Luigi Bianconi «D’Annunzio critico» (1940)

Recensione a Luigi Bianconi, D’Annunzio critico (Firenze, Sansoni, 1940), in «Leonardo», a. XI, nn. 11-12, Roma, novembre-dicembre 1940, pp. 313-314.

LUIGI BIANCONI «D’Annunzio critico»

Dopo un Baudelaire critico ecco nella stessa collezione Sansoni (Pubblicazioni della Scuola di Filologia moderna della Università di Roma) un D’Annunzio critico.

In verità questi studi sulla critica fatta dai poeti ci sembrano nativamente assai ibridi e sempre laterali, inevitabilmente farraginosi intorno a un piccolo centro di idee che si riduce all’osservazione di una funzionalità di quella critica alla poetica e al tentativo di trovare una vocazione alla critica insita nell’atteggiamento del poeta. Se questa deduzione aveva per Baudelaire qualche buona probabilità (e per Baudelaire il lavoro di Macchia aveva il valore di un ottimo esame della sua cultura, del suo mondo di predilezioni: e quasi diventava la presentazione del mondo romantico come veniva rielaborato dal maggior padre della nuova poesia), nessun addentellato esiste per D’Annunzio, poeta quant’altri mai dotato di spontanea energia creatrice e letteraria, ma sprovvisto di intelligenza e di capacità critica fuori del suo costruire.

E perciò si snoda una serie di variazioni periferiche che non azzardano giudizi centrali perché tale non è il loro compito e d’altra parte non possono costruire una critica, che non esiste. Le doti del saggista, che appare ben preparato e non privo di sagacità letteraria, devono cosí risolversi ad una storia dei vari atteggiamenti dello scrittore in veste di critico e ad un loro riassorbimento ora diretto ora indiretto nelle intenzioni del poeta.

Perché, se D’Annunzio in una storia della critica e del gusto vale meno di un Conti, là dove i suoi articoli sono viva palpitante preparazione alla sua personale creazione, valgono proprio per il loro tono, per la figura estetica che assumono, non per gli apprezzamenti, per le idee che ci presentano.

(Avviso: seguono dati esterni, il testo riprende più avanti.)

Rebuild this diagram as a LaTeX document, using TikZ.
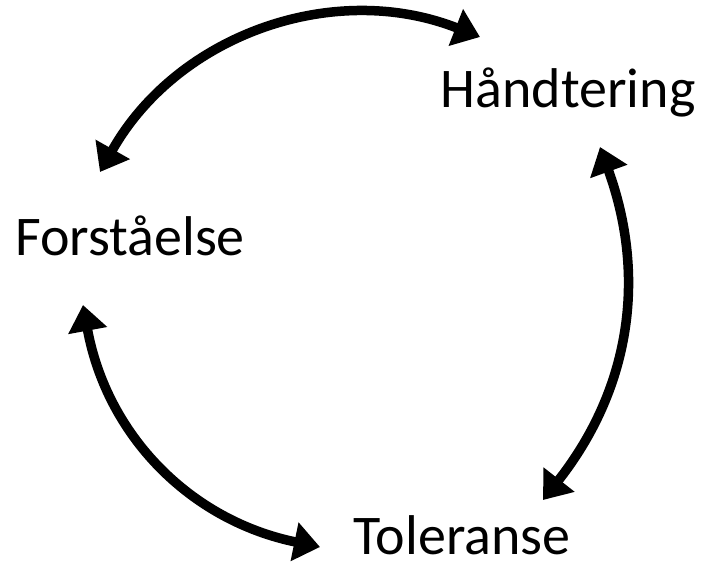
\documentclass[tikz,border=0pt]{standalone}
\usepackage{fontspec}
\setmainfont{Carlito}
\usetikzlibrary{arrows.meta}
\begin{document}
\begin{tikzpicture}[x=1pt,y=-1pt,
  lbl/.style={font=\fontsize{56}{62}\selectfont,inner sep=0pt},
  cyc/.style={line width=9.5pt,{Triangle[length=26pt,width=38pt]}-{Triangle[length=26pt,width=38pt]}}]
\useasboundingbox (0,0) rectangle (708,564);
\node[lbl,anchor=base] (hand) at (568,108) {Håndtering};
\node[lbl,anchor=base] (forst) at (130,255) {Forståelse};
\node[lbl,anchor=base] (tol) at (462,554) {Toleranse};
% ends of the arcs
\coordinate (fh) at (100,172);
\coordinate (hf) at (480,37);
\coordinate (ht) at (600,147);
\coordinate (th) at (543,500);
\coordinate (tf) at (320,547);
\coordinate (ft) at (83,305);
\draw[cyc] (fh) to[bend left=41] (hf);
\draw[cyc] (ht) to[bend left=29] (th);
\draw[cyc] (tf) to[bend left=34] (ft);
\end{tikzpicture}
\end{document}
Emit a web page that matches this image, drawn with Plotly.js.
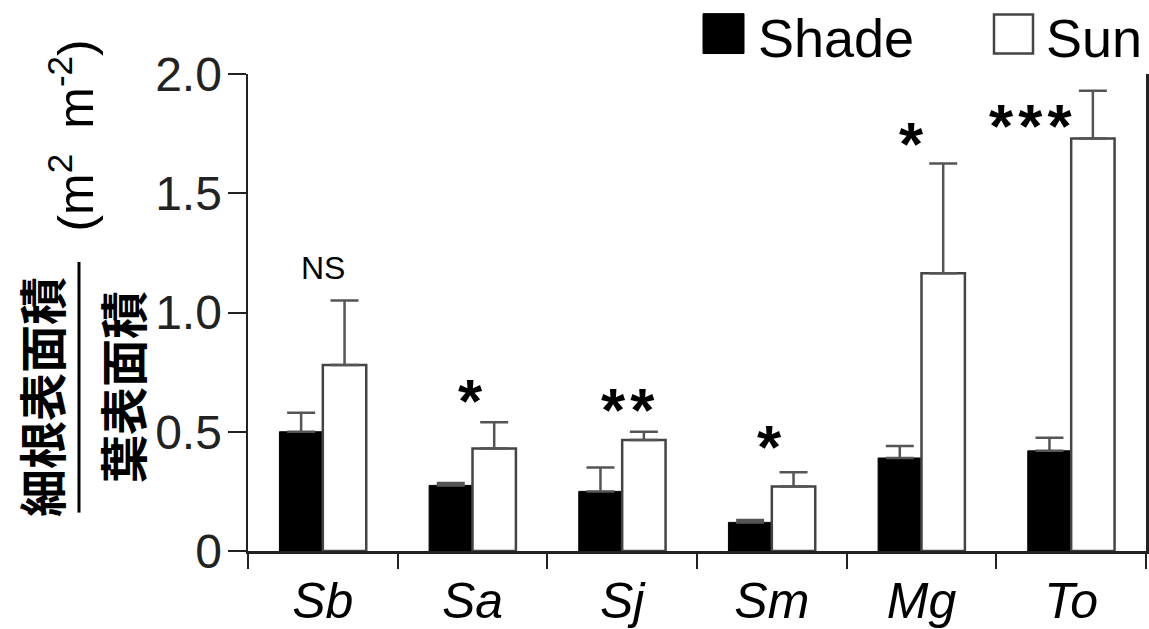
<!DOCTYPE html>
<html>
<head>
<meta charset="utf-8">
<script src="https://cdn.plot.ly/plotly-3.0.1.min.js"></script>
<style>html,body{margin:0;padding:0;background:#fff;}#chart{width:1149px;height:629px;}</style>
</head>
<body>
<div id="chart"></div>
<script>
const species = ['Sb', 'Sa', 'Sj', 'Sm', 'Mg', 'To'];
const shadeMean = [0.50, 0.275, 0.25, 0.12, 0.39, 0.42];
const shadeErr  = [0.08, 0.01, 0.10, 0.01, 0.05, 0.055];
const sunMean   = [0.78, 0.43, 0.465, 0.27, 1.165, 1.73];
const sunErr    = [0.27, 0.11, 0.035, 0.06, 0.46, 0.20];
const sigLabels = ['NS', '*', '**', '*', '*', '***'];
const sigY      = [1.186, 0.667, 0.630, 0.475, 1.747, 1.822];
const sigShift  = [0, -2, 6, -2, -10, -40];
const yTickVals = [0, 0.5, 1.0, 1.5, 2.0];
const yTickText = ['0', '0.5', '1.0', '1.5', '2.0'];

const FONT = 'Liberation Sans, Arial, sans-serif';
const CJK = 'Noto Sans CJK JP, sans-serif';

const traces = [
  {
    type: 'bar', name: 'Shade', x: species, y: shadeMean,
    marker: {color: '#000', line: {color: '#000', width: 1}},
    error_y: {type: 'data', array: shadeErr, arrayminus: shadeErr.map(() => 0), symmetric: false,
              color: '#555', thickness: 2.5, width: 14},
    showlegend: false
  },
  {
    type: 'bar', name: 'Sun', x: species, y: sunMean,
    marker: {color: '#fff', line: {color: '#444', width: 2.5}},
    error_y: {type: 'data', array: sunErr, arrayminus: sunErr.map(() => 0), symmetric: false,
              color: '#555', thickness: 2.5, width: 14},
    showlegend: false
  }
];

const annotations = species.map((s, i) => {
  const isNS = sigLabels[i] === 'NS';
  return {
    x: s, y: sigY[i], xref: 'x', yref: 'y', showarrow: false,
    text: isNS ? sigLabels[i] : '<b>' + sigLabels[i].split('').join('\u200A') + '</b>',
    xanchor: 'center', yanchor: 'middle',
    xshift: sigShift[i], yshift: isNS ? 0 : -9,
    font: {family: FONT, size: isNS ? 32 : 62, color: '#000'}
  };
});

annotations.push(
  {xref: 'paper', yref: 'paper', x: 0, xshift: -208, y: 0.323, xanchor: 'center', yanchor: 'middle',
   text: '<b>細根表面積</b>', textangle: -90,
   showarrow: false, font: {family: CJK, size: 48, color: '#000'}},
  {xref: 'paper', yref: 'paper', x: 0, xshift: -127, y: 0.344, xanchor: 'center', yanchor: 'middle',
   text: '<b>葉表面積</b>', textangle: -90,
   showarrow: false, font: {family: CJK, size: 48, color: '#000'}},
  {xref: 'paper', yref: 'paper', x: 0, xshift: -176, y: 0.871, xanchor: 'center', yanchor: 'middle',
   text: '(m<sup>2</sup>\u2002m<sup>-2</sup>)', textangle: -90,
   showarrow: false, font: {family: FONT, size: 50, color: '#000'}},
  {xref: 'paper', yref: 'paper', x: 0, xshift: 508, y: 1, yshift: 36.5, xanchor: 'left', yanchor: 'middle',
   text: 'Shade', showarrow: false, font: {family: FONT, size: 54, color: '#000'}},
  {xref: 'paper', yref: 'paper', x: 0, xshift: 796, y: 1, yshift: 36.5, xanchor: 'left', yanchor: 'middle',
   text: 'Sun', showarrow: false, font: {family: FONT, size: 54, color: '#000'}}
);

const shapes = [
  {type: 'line', xref: 'paper', yref: 'paper', x0: -0.1882, x1: -0.1882, y0: 0.0805, y1: 0.606,
   line: {color: '#000', width: 3}},
  {type: 'rect', xref: 'paper', yref: 'paper', x0: (703 - 248) / 898, x1: (744 - 248) / 898,
   y0: 1 + (73.5 - 53) / 478, y1: 1 + (73.5 - 13) / 478, fillcolor: '#000', line: {color: '#000', width: 1}},
  {type: 'rect', xref: 'paper', yref: 'paper', x0: (994 - 248) / 898, x1: (1033 - 248) / 898,
   y0: 1 + (73.5 - 53) / 478, y1: 1 + (73.5 - 14) / 478, fillcolor: '#fff', line: {color: '#444', width: 2.5}}
];

const layout = {
  width: 1149, height: 629,
  margin: {l: 248, r: 3, t: 73.5, b: 77.5, pad: 0},
  paper_bgcolor: '#fff', plot_bgcolor: '#fff',
  barmode: 'group', bargap: 0.42, bargroupgap: 0,
  showlegend: false,
  font: {family: FONT, color: '#000'},
  xaxis: {
    type: 'category', showgrid: false, zeroline: false, showline: true, linecolor: '#222', linewidth: 2.5,
    ticks: 'outside', tickson: 'boundaries', ticklen: 15, tickwidth: 2, tickcolor: '#222',
    tickfont: {family: FONT, size: 50, color: '#000'}, ticklabelstandoff: 4,
    tickvals: species, ticktext: species.map(s => '<i>' + s + '</i>')
  },
  yaxis: {
    range: [0, 2.0], showgrid: false, zeroline: false, showline: true, linecolor: '#222', linewidth: 2.5,
    mirror: true, ticks: 'outside', ticklen: 18, tickwidth: 2, tickcolor: '#222',
    tickvals: yTickVals, ticktext: yTickText,
    tickfont: {family: FONT, size: 48, color: '#222'}, ticklabelstandoff: -4
  },
  annotations: annotations,
  shapes: shapes
};

Plotly.newPlot('chart', traces, layout, {staticPlot: true, displayModeBar: false});
</script>
</body>
</html>
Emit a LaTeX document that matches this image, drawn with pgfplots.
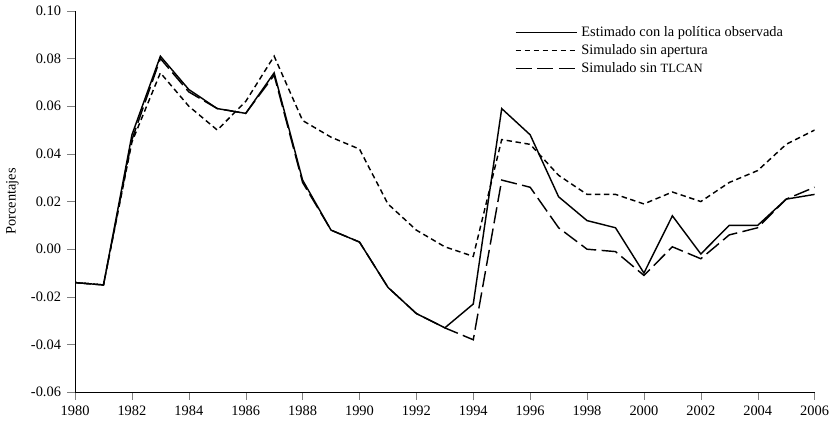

Nel libro del Bianconi vengono lumeggiate le relazioni e le parentele possibili di D’Annunzio con Croce e Carducci, l’ambiente contiano, e proprio mentre si indicano chiaramente la sua poetica, i suoi ideali, la sua vera natura di grande barbaro raffinato, una ipotetica inserzione della poesia dannunziana in un clima romantico. Quest’ultima trovata del critico ci sembra tutta posticcia e la diremmo irrilevante se non ci spiegasse una preoccupazione che ci dispiace. Il Bianconi, per la paura di adoperare la parola decadentismo a proposito del D’Annunzio e di una svolta della poesia italiana, si affanna a dimostrare che si deve parlare di romanticismo e che anzi il tipo dannunziano corrisponde in tutto e per tutto ad un certo modello romantico. Ora, se è la parola che dispiace, se ne adoperi un’altra piú appropriata se possibile, ma in ogni modo distintiva di quel nuovo periodo ben diverso dal romanticismo e del resto si ricordi che anche a quella parola si era dato un puro valore storico senza ombra di condanna né di esaltazione e che non vi era altro che un onesto sforzo di accertare un cambiamento, una rivoluzione estetica e poetica che solo i ciechi possono negare. Discorso che ci condurrebbe a piú lungo discorso se non ci sembrasse inutile tutto ciò che può sembrare effetto di interesse personale. E dunque il Bianconi rituffa il D’Annunzio nel grande mare romantico per timore di negare al poeta vate ciò che nessuno si è sognato di negare, e cioè la sua qualità di poeta vero, di grande poeta. E con ciò in verità tutto l’esame ne soffre, restando ambiguo fra una valorizzazione nuova del poeta e la ricostruzione dei suoi articoli critici sulle basi comuni della esegesi dannunziana.

E positivamente, quali le conclusioni che dopo questa fatica sugli articoli dannunziani delle «Cronache», «Tribuna», ecc. si possono riconfermare? Disinteresse alle idee, sottomissione di queste al puntuale desiderio del creatore e dell’esteta: cosí gli amori per Wagner e poi la condanna di «pazza ed illogica» per la sua rivoluzione musicale e un «torniamo all’antico» accanto alle speranze per la musica moderna portatrice di vita. E tutto si riassume sempre nella valutazione della bellezza assoluta dell’arte vita, del suono corposo di voluttà vitale. Ma come tutto ciò diventi monotono ed inutile se avulso dal mondo creativo, dal fare dannunziano lo dimostra proprio la costruzione di questo libro.